Dear Eyesers, Dr. William Bridges who runs a consultancy on handling change, says there are ways of facilitating transitions which begin with recognizing that letting go is at best an ambiguous experience, be it to losses of relationships, changes in home life, personal changes, work and financial changes or inner changes.
Psychologist Erik Erikson has explained how the process of identity formation works during youth, when a person tries on a series of roles and experiments with different kinds of relationships – friendship, closet moralist or dreamer. Out of this potpourri of identities some coherent sense of self must be formed. This is the developmental business of youth, says Erikson, and what is called the task of this phase of life.
Bridges noted “every phase of life has such a task, and failing to complete it satisfactorily means that the person makes the transition into the next phase with unfinished business. Yes, another way to look at it is taking baggage into another relationship.

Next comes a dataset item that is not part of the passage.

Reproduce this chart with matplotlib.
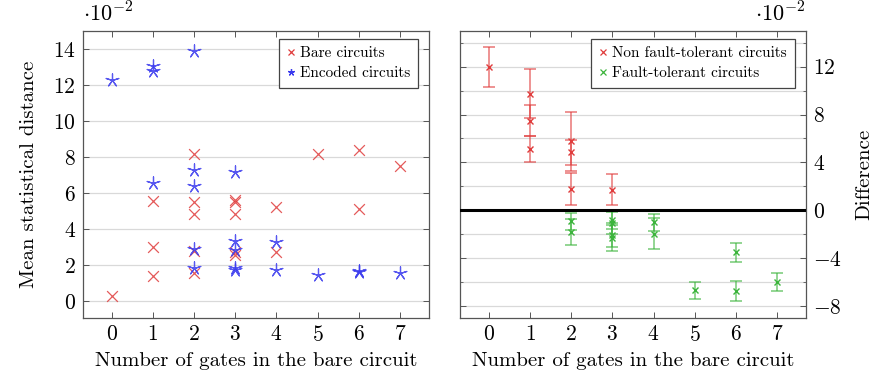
import matplotlib
matplotlib.use("Agg")
import matplotlib.pyplot as plt
from matplotlib.ticker import MultipleLocator
from matplotlib.lines import Line2D

plt.rcParams['font.family'] = 'cmr10'
plt.rcParams['mathtext.fontset'] = 'cm'
plt.rcParams['axes.formatter.use_mathtext'] = True

# left panel: mean statistical distance (x 10^-2)
bare_x = [0, 1, 1, 1, 2, 2, 2, 2, 2, 3, 3, 3, 3, 3, 4, 4, 5, 6, 6, 7]
bare_y = [0.28, 5.57, 3.01, 1.37, 8.15, 5.48, 4.81, 2.78, 1.52,
          5.64, 5.48, 4.86, 2.69, 2.54, 5.24, 2.73, 8.15, 8.41, 5.11, 7.52]
enc_x = [0, 1, 1, 1, 2, 2, 2, 2, 2, 3, 3, 3, 3, 3, 4, 4, 5, 6, 6, 7]
enc_y = [12.29, 13.09, 12.81, 6.54, 13.93, 7.28, 6.39, 2.90, 1.80,
         7.19, 3.34, 2.82, 1.80, 1.71, 3.29, 1.71, 1.43, 1.65, 1.60, 1.52]

# right panel: difference (x 10^-2) with error
nft_x = [0, 1, 1, 1, 2, 2, 2, 3]
nft_y = [12.0, 9.75, 7.5, 5.14, 5.75, 4.83, 1.78, 1.72]
nft_err = [1.67, 2.03, 1.3, 1.08, 2.45, 1.03, 1.33, 1.3]
ft_x = [2, 2, 3, 3, 3, 3, 4, 4, 5, 6, 6, 7]
ft_y = [-0.92, -1.83, -0.78, -1.05, -2.03, -2.3, -1.0, -1.94, -6.69, -3.5, -6.75, -6.0]
ft_err = [0.7, 1.06, 0.8, 0.9, 1.0, 1.1, 0.7, 1.28, 0.73, 0.79, 0.86, 0.77]

red = '#e03c3c'
blue = '#3a3aee'
green = '#3cb43c'
frame = '#555555'
gridc = '#d9d9d9'

fig = plt.figure(figsize=(8.73, 3.75), dpi=100)
ax1 = fig.add_axes([0.0947, 0.152, 0.3967, 0.766])
ax2 = fig.add_axes([0.527, 0.152, 0.396, 0.766])

for ax in (ax1, ax2):
    for s in ax.spines.values():
        s.set_color(frame)
        s.set_linewidth(0.9)
    ax.set_xlim(-0.7, 7.7)
    ax.xaxis.set_major_locator(MultipleLocator(1))
    ax.tick_params(direction='in', top=True, bottom=True, left=True, right=True,
                   length=4, width=0.7, color=frame, labelsize=15.5, pad=5)
    ax.tick_params(which='minor', direction='in', left=True, right=True,
                   length=2.5, width=0.6, color=frame)
    ax.set_xlabel('Number of gates in the bare circuit', fontsize=15, labelpad=5)
    ax.set_axisbelow(True)

ax1.scatter(bare_x, bare_y, marker='x', s=60, color=red, linewidths=0.9, alpha=0.85,
            label='Bare circuits', zorder=3)
ax1.scatter(enc_x, enc_y, marker=(5, 2, 0), s=90, color=blue, linewidths=0.9, alpha=0.85,
            label='Encoded circuits', zorder=3)
ax1.set_ylim(-0.96, 15.04)
ax1.yaxis.set_major_locator(MultipleLocator(2))
ax1.grid(axis='y', color=gridc, linewidth=0.9)
ax1.set_ylabel('Mean statistical distance', fontsize=15, labelpad=11)
ax1.text(0.0, 1.02, r'$\cdot 10^{-2}$', transform=ax1.transAxes, fontsize=16,
         ha='left', va='bottom')

leg_kw = dict(loc='upper right', bbox_to_anchor=(0.968, 0.972), borderaxespad=0,
              fontsize=11, handletextpad=0.3, handlelength=0.6, borderpad=0.5,
              labelspacing=0.4, fancybox=False, framealpha=1)
h1 = [Line2D([], [], ls='none', marker='x', ms=4, mew=0.9, color=red),
      Line2D([], [], ls='none', marker=(5, 2, 0), ms=5, mew=0.9, color=blue)]
leg1 = ax1.legend(h1, ['Bare circuits', 'Encoded circuits'], **leg_kw)
leg1.get_frame().set_edgecolor('#444444')
leg1.get_frame().set_linewidth(0.9)

ax2.errorbar(nft_x, nft_y, yerr=nft_err, fmt='none', ecolor=red, alpha=0.7,
             elinewidth=1.1, capsize=4.5, capthick=1.1, zorder=3)
ax2.plot(nft_x, nft_y, ls='none', marker='x', ms=4.5, mew=1.0, color=red, zorder=3)
ax2.errorbar(ft_x, ft_y, yerr=ft_err, fmt='none', ecolor=green, alpha=0.7,
             elinewidth=1.1, capsize=4.5, capthick=1.1, zorder=3)
ax2.plot(ft_x, ft_y, ls='none', marker='x', ms=4.5, mew=1.0, color=green, zorder=3)
ax2.axhline(0, color='black', linewidth=2.2, zorder=4)
ax2.set_ylim(-9, 15)
ax2.yaxis.set_major_locator(MultipleLocator(4))
ax2.yaxis.set_minor_locator(MultipleLocator(2))
ax2.grid(axis='y', which='both', color=gridc, linewidth=0.9)
ax2.yaxis.tick_right()
ax2.yaxis.set_label_position('right')
ax2.tick_params(axis='y', left=True, right=True, which='both')
ax2.set_ylabel('Difference', fontsize=15, labelpad=10)
ax2.text(1.0, 1.02, r'$\cdot 10^{-2}$', transform=ax2.transAxes, fontsize=16,
         ha='right', va='bottom')
h2 = [Line2D([], [], ls='none', marker='x', ms=4, mew=0.9, color=red),
      Line2D([], [], ls='none', marker='x', ms=4, mew=0.9, color=green)]
leg2 = ax2.legend(h2, ['Non fault-tolerant circuits', 'Fault-tolerant circuits'], **leg_kw)
leg2.get_frame().set_edgecolor('#444444')
leg2.get_frame().set_linewidth(0.9)

fig.savefig('out.png', dpi=100)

And in fact most of us did only a passable job or resolving identity issues back then.
“Consequently, whenever we enter into a new a new transition, some of those old identity issues are going to reemerge. So the secret is to accept our experience as natural and just live, love and laugh!
Charles Dickens was hardly more than 10 when he began to work in a London blacking factory and had to live by his wits in a nearby slum. No unfinished business there – except that insecurities created by the premature independence stayed with Dickens all his life. And the rest as we know, Eyesers, is history. Or literature.
Bridges offers 10 salient points on love and work, a transition checklist:
Take your time; arrange temporary structures; don’t act for the sake of action; recognize why you are uncomfortable; take care of yourself in little ways; explore the other side of the change; find someone to talk to; find out what is waiting in the wings of your life; use this transition as the impetus to a new kind of learning; recognize that transition has a characteristic shape.
British historian and philosopher Arnold Toynbee pointed out years ago in the Study of History that societies gain access to new energies and directions only after a “time of troubles” initiates a process of disintegration wherein the old order comes apart. He showed how often a new orientation is made clear only after what he calls a “withdrawal and return” on the part of individuals or creative minorities within the society.
Indeed. Like Winter into Spring, dearly beloved Eyesers, press on and on, knowing this too shall pass, as we live, love and laugh, beautifully, like a caterpillar into a butterfly, doing the transition thing.